Believe me, Google versus Amazon is going to be interesting. If my research is on the money, the problems between Google and Amazon will escalate to and may surpass the tension that exists between Google and Oracle, Google and Apple, and Google and Viacom. (Well, Viacom may be different because that is a personal and business spat, not just big companies trying to grab the entire supply of apple pies in the cafeteria.)

In the Dust Bunnies write up, I focused on the management context of the information in the original post and the subsequent news stories. In this write up, I want to comment on four aspects of this second post about why Google and Amazon are both so good, so important, and so often misunderstood. If you want me to talk about the writer of these Google Plus essays, stop reading. The individual’s name which appears on the source documents is irrelevant.

1. Altering or Idealizing What Really Happened

I had a college professor, Dr. Philip Crane who told us in history class in 1963, “When Stalin wanted to change history, he ordered history textbooks to be rewritten.” I don’t know if the anecdote is true or not. Dr. Crane went on to become a US congressman, and you know how reliable those folks’ public statements are. What we have in the original document and this apologia is a rewriting of history. I find this interesting because the author could use other methods to make the content disappear. My question, “Why not?” And, “Why revisit what was a pretty sophomoric tirade involving a couple of big companies?”

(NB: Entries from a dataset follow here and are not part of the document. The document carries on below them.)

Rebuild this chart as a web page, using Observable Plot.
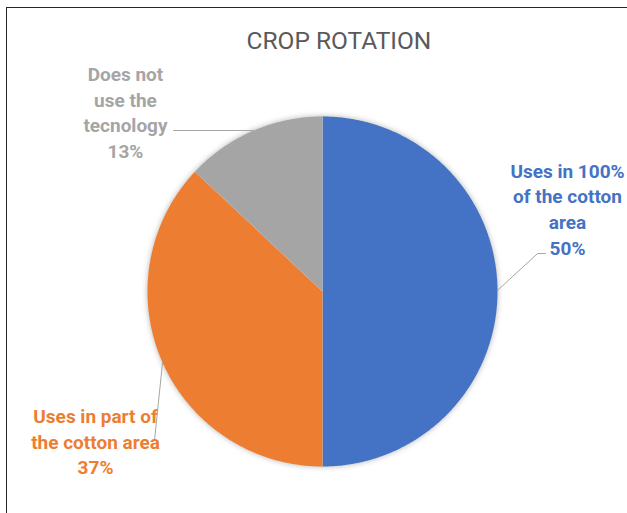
<!DOCTYPE html>
<html>
<head>
<meta charset="utf-8">
<script src="https://cdn.jsdelivr.net/npm/d3@7"></script>
<script src="https://cdn.jsdelivr.net/npm/@observablehq/plot@0.6"></script>
<style>
  html, body { margin: 0; padding: 0; background: #fff; }
  #wrap { position: relative; width: 627px; height: 513px; overflow: hidden; }
  #border { position: absolute; left: 6px; top: 7px; width: 700px; height: 600px;
            border-left: 1.5px solid #262626; border-top: 1.5px solid #262626; }
  #chart { position: absolute; left: 0; top: 0; }
  g[aria-label="dot"] { filter: drop-shadow(0 0 3px rgba(0,0,0,0.35)); }
</style>
</head>
<body>
<div id="wrap"><div id="border"></div><div id="chart"></div></div>
<script>
const title = "CROP ROTATION";
const categories = ["Uses in 100%\nof the cotton\narea", "Uses in part of\nthe cotton area", "Does not\nuse the\ntecnology"];
const values = [50, 37, 13];
const percentLabels = ["50%", "37%", "13%"];
const colors = ["#4472c4", "#ed7d31", "#a5a5a5"];

// layout (label anchors and leader lines, in pie-radius units)
const labelPos = [[1.40, 0.477], [-1.297, -0.851], [-1.126, 1.03]];
const leaders = [
  [[1.0, 0.006], [1.229, 0.217], [1.274, 0.217]],
  [[-0.914, -0.406], [-0.96, -0.851]],
  [[-0.851, 0.92], [-0.394, 0.92]]
];

const table = categories.map((c, i) => ({cat: c, value: values[i], pct: percentLabels[i]}));
const arcs = d3.pie().sort(null).value(d => d.value)(table);

const slicePts = [];
arcs.forEach(a => {
  const cat = a.data.cat;
  slicePts.push({cat, x: 0, y: 0});
  const n = Math.max(4, Math.ceil((a.endAngle - a.startAngle) / 0.01));
  for (let k = 0; k <= n; k++) {
    const t = a.startAngle + (a.endAngle - a.startAngle) * k / n;
    slicePts.push({cat, x: Math.sin(t), y: Math.cos(t)});
  }
  slicePts.push({cat, x: 0, y: 0});
});

const labels = table.map((d, i) => ({text: d.cat + "\n" + d.pct, cat: d.cat, x: labelPos[i][0], y: labelPos[i][1]}));
const leaderPts = leaders.flatMap((pts, i) => pts.map(p => ({id: i, x: p[0], y: p[1]})));

const chart = Plot.plot({
  width: 627,
  height: 513,
  margin: 0,
  style: {background: "transparent", overflow: "visible"},
  x: {domain: [-1, 1], range: [147, 497], axis: null},
  y: {domain: [-1, 1], range: [466, 116], axis: null},
  color: {domain: categories, range: colors},
  marks: [
    Plot.dot([{x: 0, y: 0}], {x: "x", y: "y", r: 174.5, fill: "#fff", stroke: "none"}),
    Plot.line(slicePts, {x: "x", y: "y", z: "cat", fill: "cat", stroke: "none", curve: "linear"}),
    Plot.line(leaderPts, {x: "x", y: "y", z: "id", stroke: "#a6a6a6", strokeWidth: 1}),
    Plot.text(labels, {x: "x", y: "y", text: "text", fill: "cat", fontFamily: "Roboto", fontWeight: "bold",
                       fontSize: 19, lineHeight: 1.35, textAnchor: "middle"}),
    Plot.text([title], {x: () => 0.094, y: () => 1.431, text: d => d, fill: "#595959",
                        fontFamily: "Roboto", fontSize: 24.5, textAnchor: "middle"})
  ]
});
document.getElementById("chart").appendChild(chart);
</script>
</body>
</html>
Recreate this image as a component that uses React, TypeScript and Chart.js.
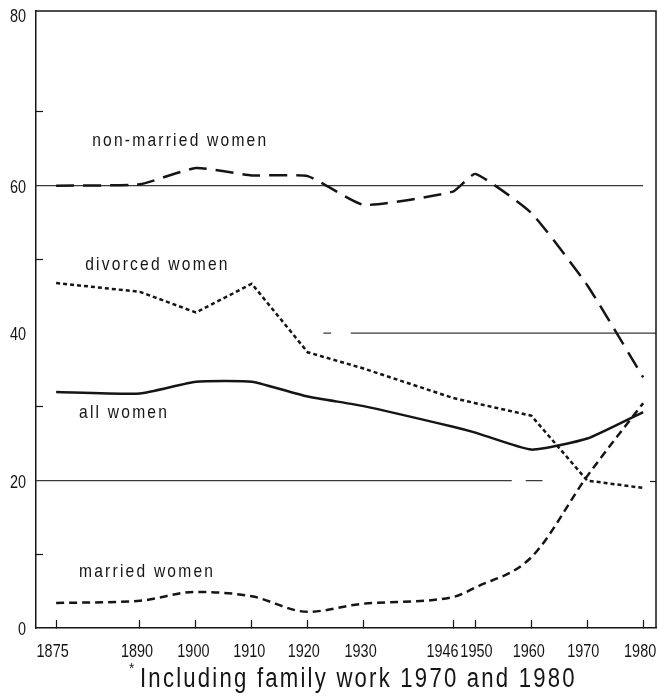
import React, { useEffect, useRef } from 'react';
import { Chart, registerables } from 'chart.js';

Chart.register(...registerables);

// ---- data ----
const years = [1875, 1890, 1900, 1910, 1920, 1930, 1946, 1950, 1960, 1970, 1980];
const nonMarriedWomen = [60.0, 60.2, 62.4, 61.4, 61.3, 57.4, 59.2, 61.6, 56.3, 46.5, 34.0];
const divorcedWomen = [46.8, 45.6, 42.8, 46.7, 37.4, 35.2, 31.2, 30.5, 28.8, 20.0, 19.0];
const allWomen = [32.0, 31.8, 33.4, 33.4, 31.4, 30.1, 27.3, 26.5, 24.2, 25.7, 29.3];
const marriedWomen = [3.4, 3.7, 4.9, 4.3, 2.2, 3.3, 4.2, 5.5, 9.6, 20.6, 30.5];

// x tick label nudges (px) as set in the original print
const xLabelShift = [-3.5, -3, -2.5, -2.5, -4, -3, -10.5, 1, -2.5, -4, -3];

const yTickValues = [0, 10, 20, 30, 40, 50, 60, 70, 83.2];
const yTickLabels = ['0', '', '20', '', '40', '', '60', '', '80'];
const yMinorTicks = [10, 30, 50, 70];

// reference lines (year, value)
const ref60 = [
  { x: 1871.4, y: 60 },
  { x: 1980, y: 60 },
];
const ref40 = [
  { x: 1922.8, y: 40 },
  { x: 1924.2, y: 40 },
  { x: 1926, y: null },
  { x: 1927.7, y: 40 },
  { x: 1982.3, y: 40 },
];
const ref20 = [
  { x: 1871.4, y: 20 },
  { x: 1956.5, y: 20 },
  { x: 1958, y: null },
  { x: 1959, y: 20 },
  { x: 1962, y: 20 },
];

const seriesLabels = [
  { text: 'non-married women', x: 1881.45, y: 65.35 },
  { text: 'divorced women', x: 1880.2, y: 48.5 },
  { text: 'all women', x: 1879.1, y: 28.5 },
  { text: 'married women', x: 1879.1, y: 6.9 },
];
const footnote = 'Including family work 1970 and 1980';

const toPoints = (vals: number[]) => years.map((yr, i) => ({ x: yr, y: vals[i] }));

const INK = '#151515';
const FONT = '"Liberation Sans", Arial, sans-serif';

function drawCondensed(
  ctx: CanvasRenderingContext2D,
  text: string,
  x: number,
  y: number,
  size: number,
  sx: number,
  align: CanvasTextAlign,
  spacing: number
) {
  ctx.save();
  ctx.translate(x, y);
  ctx.scale(sx, 1);
  ctx.font = `${size}px ${FONT}`;
  (ctx as any).letterSpacing = `${spacing}px`;
  ctx.textAlign = align;
  ctx.textBaseline = 'alphabetic';
  ctx.fillStyle = INK;
  ctx.fillText(text, 0, 0);
  ctx.restore();
}

const decorPlugin = {
  id: 'decor',
  afterDraw(chart: any) {
    const { ctx, chartArea: a, scales } = chart;
    const xs = scales.x;
    const ys = scales.y;
    ctx.save();
    // box top and right
    ctx.strokeStyle = INK;
    ctx.lineWidth = 1.5;
    ctx.beginPath();
    ctx.moveTo(a.left, a.top);
    ctx.lineTo(a.right, a.top);
    ctx.lineTo(a.right, a.bottom);
    ctx.stroke();
    // right inward tick at 20
    ctx.lineWidth = 1.2;
    const p20 = Math.round(ys.getPixelForValue(20)) + 0.5;
    ctx.beginPath();
    ctx.moveTo(a.right - 6, p20);
    ctx.lineTo(a.right, p20);
    ctx.stroke();
    ctx.restore();

    // x tick labels
    years.forEach((yr, i) => {
      drawCondensed(ctx, String(yr), xs.getPixelForValue(yr) + xLabelShift[i], 657, 19, 0.76, 'center', 0);
    });
    // y tick labels
    yTickValues.forEach((v, i) => {
      const t = yTickLabels[i];
      if (!t) return;
      drawCondensed(ctx, t, a.left - 10, ys.getPixelForValue(v) + 7, 19, 0.76, 'right', 0);
    });
    // series labels
    for (const l of seriesLabels) {
      drawCondensed(ctx, l.text, xs.getPixelForValue(l.x), ys.getPixelForValue(l.y), 19, 0.82, 'left', 2.7);
    }
    // footnote
    drawCondensed(ctx, '*', 129, 673, 15, 0.9, 'left', 0);
    drawCondensed(ctx, footnote, 140, 687, 27, 0.82, 'left', 2.7);
  },
};

export default function App() {
  const ref = useRef<HTMLCanvasElement | null>(null);

  useEffect(() => {
    document.body.style.margin = '0';
    const canvas = ref.current;
    if (!canvas) return;
    const lineBase = {
      pointRadius: 0,
      pointHoverRadius: 0,
      borderColor: INK,
      borderWidth: 2.5,
      fill: false,
    };
    const refBase = {
      pointRadius: 0,
      borderColor: '#3a3a3a',
      borderWidth: 1.2,
      fill: false,
      spanGaps: false,
      tension: 0,
      order: 10,
    };
    const chart = new Chart(canvas, {
      type: 'line',
      data: {
        datasets: [
          {
            ...lineBase,
            label: 'non-married women',
            data: toPoints(nonMarriedWomen),
            borderDash: [18, 9],
            tension: 0.15,
          },
          {
            ...lineBase,
            label: 'divorced women',
            data: toPoints(divorcedWomen),
            borderDash: [4, 3],
            tension: 0,
          },
          {
            ...lineBase,
            label: 'all women',
            data: toPoints(allWomen),
            tension: 0.15,
          },
          {
            ...lineBase,
            label: 'married women',
            data: toPoints(marriedWomen),
            borderDash: [8, 5],
            cubicInterpolationMode: 'monotone',
          },
          { ...refBase, label: 'ref60', data: ref60 },
          { ...refBase, label: 'ref40', data: ref40 },
          { ...refBase, label: 'ref20', data: ref20 },
        ] as any,
      },
      options: {
        responsive: false,
        animation: false,
        layout: { padding: { top: 11, right: 2, left: 0, bottom: 0 } },
        plugins: {
          legend: { display: false },
          tooltip: { enabled: false },
          title: { display: false },
        },
        scales: {
          x: {
            type: 'linear',
            min: 1871.4,
            max: 1982.3,
            afterBuildTicks: (scale: any) => {
              scale.ticks = years.map((v) => ({ value: v }));
            },
            afterFit: (scale: any) => {
              scale.height = 69;
            },
            border: { display: true, color: INK, width: 1.5 },
            grid: {
              drawOnChartArea: false,
              drawTicks: true,
              tickLength: -8,
              tickWidth: 1.2,
              tickColor: INK,
            },
            ticks: { display: false },
          },
          y: {
            type: 'linear',
            min: 0,
            max: 83.7,
            afterBuildTicks: (scale: any) => {
              scale.ticks = yTickValues.map((v) => ({ value: v }));
            },
            afterFit: (scale: any) => {
              scale.width = 36;
            },
            border: { display: true, color: INK, width: 1.5 },
            grid: {
              drawOnChartArea: false,
              drawTicks: true,
              tickLength: -7,
              tickWidth: 1.2,
              tickColor: (c: any) =>
                c.tick && yMinorTicks.includes(c.tick.value) ? INK : 'rgba(0,0,0,0)',
            },
            ticks: { display: false },
          },
        },
      },
      plugins: [decorPlugin],
    } as any);
    return () => chart.destroy();
  }, []);

  return (
    <div style={{ width: 658, height: 697, background: '#fff' }}>
      <canvas ref={ref} width={658} height={697} style={{ display: 'block' }} />
    </div>
  );
}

2, Suppressing Content with New Content

One of the quirks of modern indexing systems such as Baidu, Jike, and Yandex is that once content is in the index, it can persist. As more content on a particular topic accretes “around” an anchor document, the document becomes more findable. What I find interesting is that despite the removal of the original post the secondary post continues to “hook” to discussions of that original post. In fact, the snippet I quoted in “Dust Bunnies” comes from a secondary source. I have noted and adapted to “good stuff” disappearing as a primary document. The only evidence of a document’s existence are secondary references. As these expand, then the original item becomes more visible and more difficult to suppress. In short, the author of the apologia is ensuring the findability of the gaffe. Fascinating to me.

3. Amazon: A Problem for Google

The fact that a Googler (the alleged author of the original post which was critical of Google Plus) invoked Amazon as the touchstone of the argument in the original post tells me that a tooth has an ache. Nothing reveals more about senior management anxieties than the companies referenced in controversial emails. In my work over the last 40 years, when an entity surfaces in a document intended for an internal audience, that entity is significant. The fact that Amazon and not Apple, Oracle, or Viacom as invoked lights up my radar. No coincidences in corporate gaffes I surmise.

4. What’s Next?

The fact that my original Dust Bunnies ran as a follow up to “Google Amazon Dust Up. Search and More” on October 12, 2011, leaves me asking, “What will be the next ejection of information about Google’s Amazon Anxiety Complex?

To sum up: Darned interesting situation unfolding. We will monitor this and run queries to see how the indexes handle this “anchored” document. (Yes, I know I am not mentioning the name of the entity alleged to have written both Google Plus items. This is intentional. Do not call, email, or post a comment stating, “You are superficial.” We don’t do news and we do some things with intent. This is one of those situations, entity lovers.)